Depends on the reasons why progress has slowed/stopped. I'd make sure I was clear on whether this was due to front line staff issues such as half the team are on maternity leave or if it was a wider issue such as lack of engagement from senior managers. I suspect there will be multiple reasons why. Once you identify the root causes, you can put in plans to counter each one.
Translating changes for staff is really important so that they can see how to implement changes without having to make too much mental effort. Currently I am having to stress to staff that most of what the PCS programme includes relates to work they are already doing, the Productives just asks staff to approach what they are doing with 'Productive eyes' as it were - this counters the impression that the Productives is a massive insurmountable project that they don't have time for.
With the Knowing how we're doing module I'm suggesting to teams that they change meeting agendas so that all items fit under one of the four quadrant headings (Pt Safety & Reliability; Pt Experience, Productivity and Staff Well being) so that the concept becomes embedded into what they already do and staff gradually get the hang of being more organised with their meetings to release time to care.
I've also heard from organisations who have linked completion of Productive modules to the appraisal process and also have a sign off process with a nominated Director as each module is completed - this all depends on how engaged your exec team are, of course.

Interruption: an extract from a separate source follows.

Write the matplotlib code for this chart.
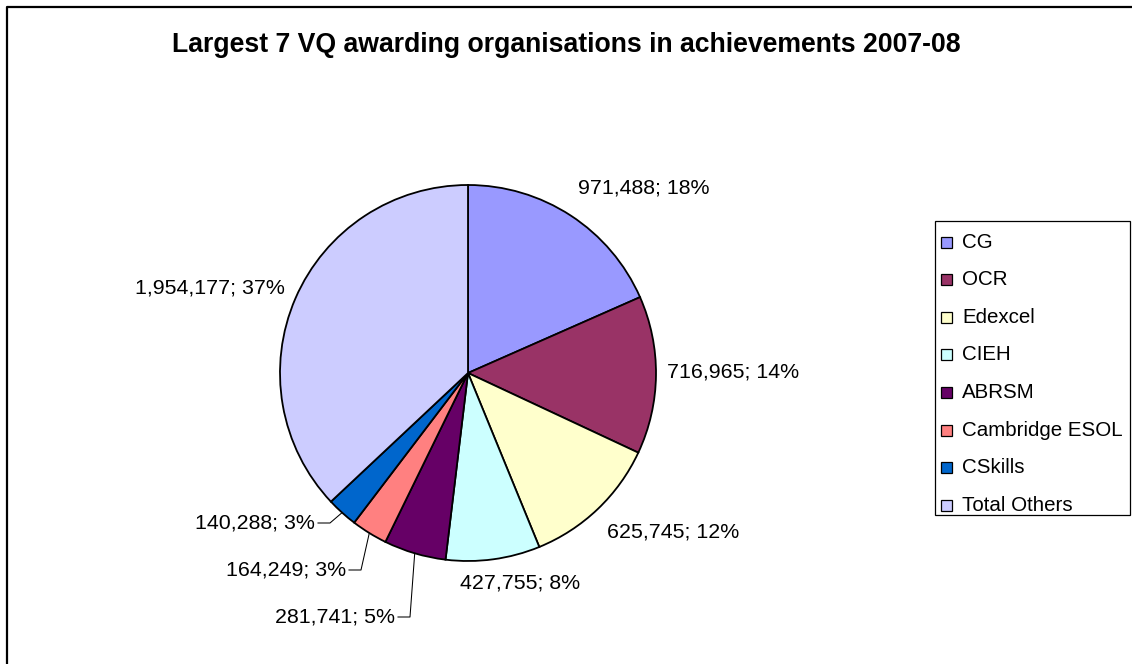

The bottom line for me is that maintaining engagement with change is like juggling multiple balls at once and you can't do it on your own - you need wider support and properly governed programme management. Plus you have to keep re-visiting the same tactics to keep the momentum going which can be really hard work if you don't have much support.
For quick reference try reading guidance on 'Sustaining Momentum' and 'Reviving a Stalled Effort' which can both be found in The Handbook Of Quality And Service Improvement Tools (look on the NHS Institute web site) and read through the NHSI Sustainability Guide if you haven't already done so to undertsand better what needs to be in place for your programme to be successful. Also, Helen Bevan's Expert on Call sessions, Productivity in Challenging Times Parts 1 & 2, are very inspiring and help focus you on what exactly needs to be in place to maintain staff engagement and ensure sustainable long term change (http://www.institute.nhs.uk/nhs_alert/expert_on_call/expert_on_call.html?utm_source=Sign-Up.to&utm_medium=email&utm_campaign=-).
There is lots of information out there about why projects fail and they are all bound up with how change is implemented and whether sustainability mechanisms have been put in place.